PS if you're doing your own measurements with the method I described, you must hold the tape measure to the tip of the shoulder using your opposite arm. If you try to hold it with the arm on the same side as the shoulder you're measuring, your shoulder will raise up, giving false readings. Putting a belt round your waist gives an accurate 'zero point' for measurements.

Not impossible to do the back yourself (the tape measure can be trapped in place under a pin, for example), but ideally get some help.


Gerry

Quote from: Schneiderfrei on March 16, 2023, 06:00:57 PM
Ready to wear garments are made to accomodate a vast range of postures and so they have woefully huge armscye measurements.

A while ago I stumbled across a post on another forum by a guy who works in ready-to-wear and made-to-measure. He posted a formula that they use to calculate the depth of the armscye.
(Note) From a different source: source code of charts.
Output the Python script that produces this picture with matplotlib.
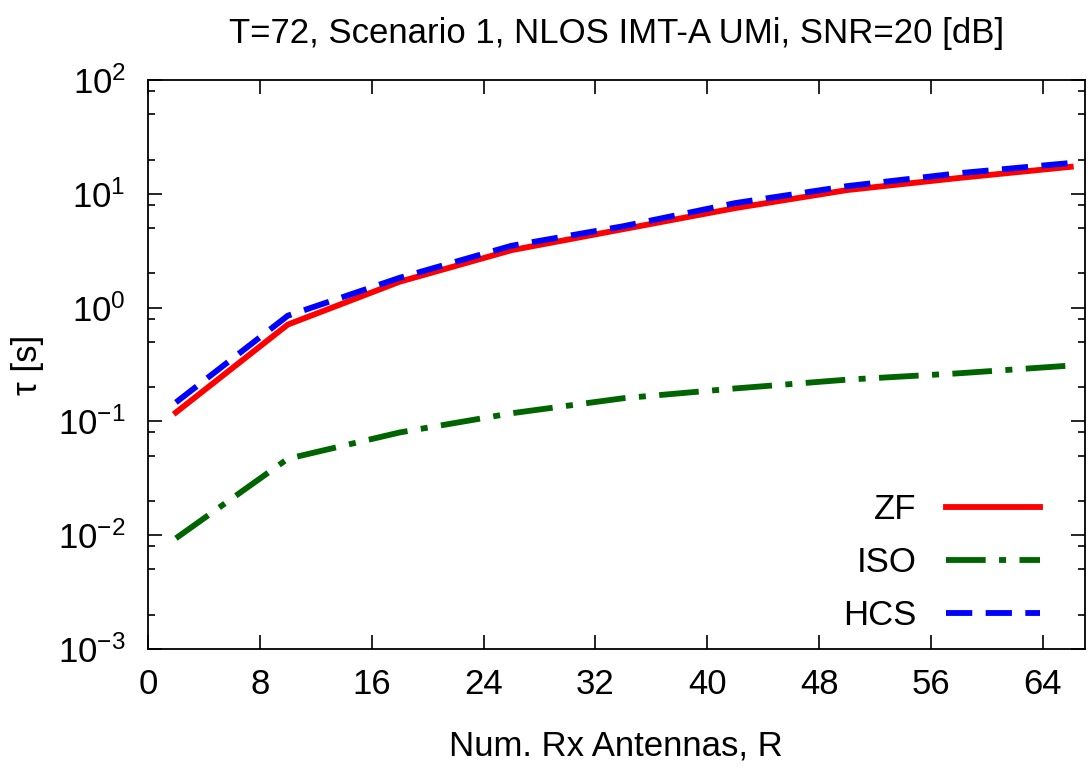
import numpy as np
import matplotlib
matplotlib.use("Agg")
import matplotlib.pyplot as plt
from matplotlib.ticker import FixedLocator, LogLocator, FuncFormatter, NullFormatter

plt.rcParams["font.family"] = ["Liberation Sans", "DejaVu Sans"]
plt.rcParams["mathtext.fontset"] = "custom"
plt.rcParams["mathtext.rm"] = "Liberation Sans"
plt.rcParams["mathtext.it"] = "Liberation Sans"

# tau [s] versus number of receive antennas
antennas = [2, 10, 18, 26, 34, 42, 50, 58, 66]
tau_zf = [0.12, 0.71, 1.69, 3.2, 4.9, 7.5, 10.8, 13.8, 17.3]
tau_iso = [0.0094, 0.047, 0.080, 0.118, 0.16, 0.195, 0.233, 0.265, 0.31]
tau_hcs = [0.147, 0.85, 1.83, 3.5, 5.2, 8.3, 11.7, 15.2, 18.7]
x_ticks = [0, 8, 16, 24, 32, 40, 48, 56, 64]

fs = 25

fig = plt.figure(figsize=(10.88, 7.74), dpi=100)
ax = fig.add_axes([0.136, 0.1615, 0.861, 0.735])

lw = 4.2
ax.plot(antennas, tau_zf, color="#ff0000", lw=lw, label="ZF")
ax.plot(antennas, tau_iso, color="#006400", lw=lw, label="ISO",
        dashes=(6.8, 2.3, 1.2, 2.3), dash_capstyle="butt")
ax.plot(antennas, tau_hcs, color="#0000ff", lw=lw, label="HCS",
        dashes=(4.5, 2.3), dash_capstyle="butt")

ax.set_yscale("log")
ax.set_xlim(0, 67)
ax.set_ylim(1e-3, 1e2)
ax.xaxis.set_major_locator(FixedLocator(x_ticks))
ax.yaxis.set_major_locator(LogLocator(base=10, numticks=10))
ax.yaxis.set_minor_locator(LogLocator(base=10, subs=[2, 5, 8], numticks=10))
ax.yaxis.set_minor_formatter(NullFormatter())
ax.yaxis.set_major_formatter(FuncFormatter(lambda v, p: r"$10^{%d}$" % round(np.log10(v))))

ax.tick_params(which="both", direction="in", top=True, right=True,
               labelsize=fs, width=1.2)
ax.tick_params(which="major", length=10)
ax.tick_params(which="minor", length=5)
ax.tick_params(axis="y", pad=16)
ax.tick_params(axis="x", pad=14)
for s in ax.spines.values():
    s.set_linewidth(1.3)

ax.set_title("T=72, Scenario 1, NLOS IMT-A UMi, SNR=20 [dB]", fontsize=fs, pad=27)
ax.set_xlabel("Num. Rx Antennas, R", fontsize=fs, labelpad=20)
ax.set_ylabel("τ [s]", fontsize=fs, labelpad=10)

ax.legend(loc="lower right", bbox_to_anchor=(0.952, 0.03), frameon=False,
          markerfirst=False, fontsize=fs, handlelength=2.7,
          handletextpad=0.85, labelspacing=0.58, borderpad=0, borderaxespad=0)

fig.savefig("out.png", dpi=100)
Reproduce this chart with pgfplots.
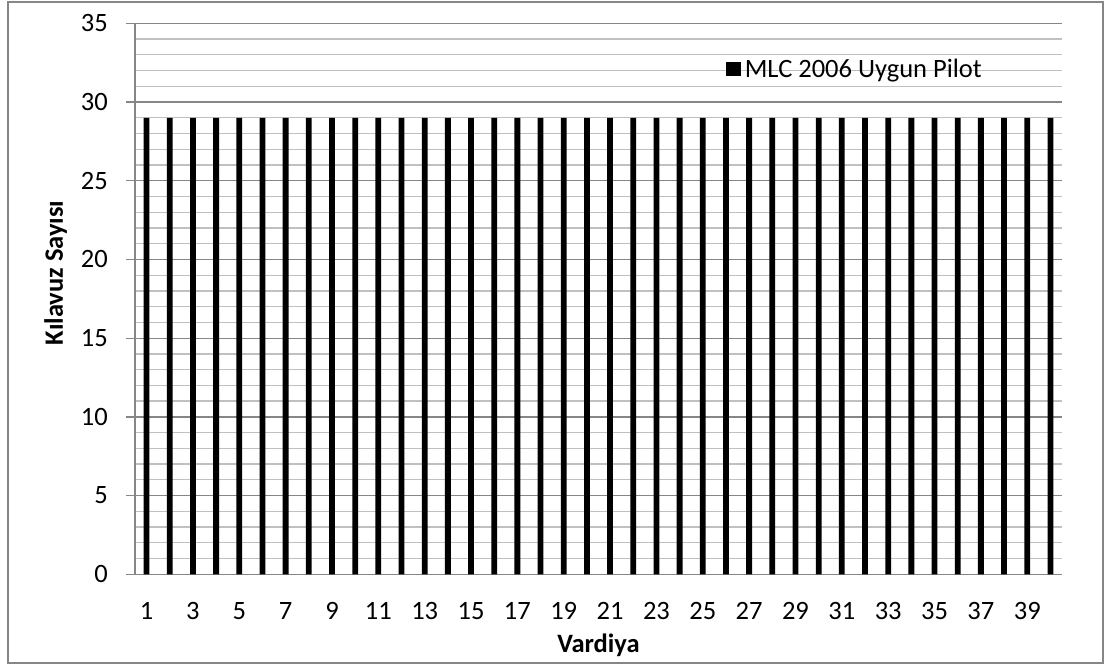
\documentclass[border=0pt]{standalone}
\usepackage{fontspec}
\setmainfont{Carlito}
\usepackage{pgfplots}
\pgfplotsset{compat=1.18}
\definecolor{majgrid}{HTML}{868686}
\definecolor{mingrid}{HTML}{C0C0C0}
\begin{document}
\begin{tikzpicture}[x=1pt,y=1pt]
\path[use as bounding box] (0,0) rectangle (1105,665);
\draw[majgrid, line width=2pt] (8,2) rectangle (1103,663);
\begin{axis}[
  at={(135pt,90.7pt)}, anchor=south west,
  scale only axis, width=927pt, height=551pt,
  ymin=0, ymax=35, xmin=0.5, xmax=40.5,
  ytick={0,5,...,35}, minor ytick={0,1,...,35},
  ymajorgrids, yminorgrids,
  major grid style={majgrid, line width=1.3pt},
  minor grid style={mingrid, line width=1.3pt},
  axis x line*=bottom, axis y line*=left,
  axis line style={majgrid, line width=1.3pt, -},
  xtick={1,3,...,39},
  xtick style={draw=none},
  ytick style={majgrid, line width=1.3pt},
  minor tick length=0pt,
  tick align=outside, major tick length=9pt,
  /pgf/number format/assume math mode=true,
  ticklabel style={font=\fontsize{26.5}{31}\selectfont, inner sep=0pt},
  yticklabel style={anchor=east, xshift=-18pt},
  xticklabel style={anchor=north, yshift=-18.5pt},
  xlabel={Vardiya},
  xlabel style={font=\fontsize{26.5}{31}\selectfont\bfseries, at={(axis description cs:0.5,-0.1428)}, anchor=base, inner sep=0pt},
  ylabel={Kılavuz Sayısı},
  ylabel style={font=\fontsize{26.5}{31}\selectfont\bfseries, at={(axis description cs:-0.0777,0.547)}, anchor=base, rotate=0, inner sep=0pt},
  ybar, bar width=5.8pt,
  legend style={at={(axis description cs:0.6375,0.917)}, anchor=west, draw=none, fill=none, inner sep=0pt, font=\fontsize{26.5}{31}\selectfont, nodes={inner sep=0pt}},
  legend image code/.code={\fill[black] (0pt,-7.3pt) rectangle (14.6pt,7.3pt);},
  legend cell align=left,
  clip=false,
]
\addplot[fill=black, draw=none] coordinates {
(1,29) (2,29) (3,29) (4,29) (5,29) (6,29) (7,29) (8,29) (9,29) (10,29)
(11,29) (12,29) (13,29) (14,29) (15,29) (16,29) (17,29) (18,29) (19,29) (20,29)
(21,29) (22,29) (23,29) (24,29) (25,29) (26,29) (27,29) (28,29) (29,29) (30,29)
(31,29) (32,29) (33,29) (34,29) (35,29) (36,29) (37,29) (38,29) (39,29) (40,29)
};
\addlegendentry{\hspace{4pt}MLC 2006 Uygun Pilot}
\end{axis}
\end{tikzpicture}
\end{document}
It would give me an armhole three, whole inches lower than the current position I use; which is ridiculous.  :)

Gerry

PPS, if using the tape-measure method to determine armscye depth, you can take your own measurement from the front, instead of the back. The tape wraps round the front of the neck and is taken under the arms from the back, to rematerialize at the front. The tape is pulled taught, and a pin placed at its top edge at the centre-front. Measure down from the base of the neck/top of the clavicle to the pin to ascertain the armpit line on your draft.

Not recommended that you do this if measuring others. The tape measure has a choking feel at the front of the neck when pulled taught. Not dangerous or anything, but uncomfortable.

Schneiderfrei

Gerry that sounds about right. ;)
Schneider sind auch Leute

Enzo

Thanks for the informations about the way to use the take method in the front I was struggling a lot tring to do it in the back onto myself.
About the gusset I've seen that some hunting jackets use this technique to allow the best arm mobility when the owner shoots a bird or extend the arm. In France it's quite rare to do hunting garments I think, but I now a shop in Paris who does it, maybe I will be able to explain me how to deal with that, maybe in England it is something that tailor do more, but these are just guesses.

Gerry

English hunting jackets tend to have pleats at the sides of the shoulders, round the back, which allows one to reach forward. If you look at Kirby Allison's "From Suit to Shoot" series on youtube, you'll see what I mean. I have no idea if additional modifications are made under the arm to increase/aid mobility.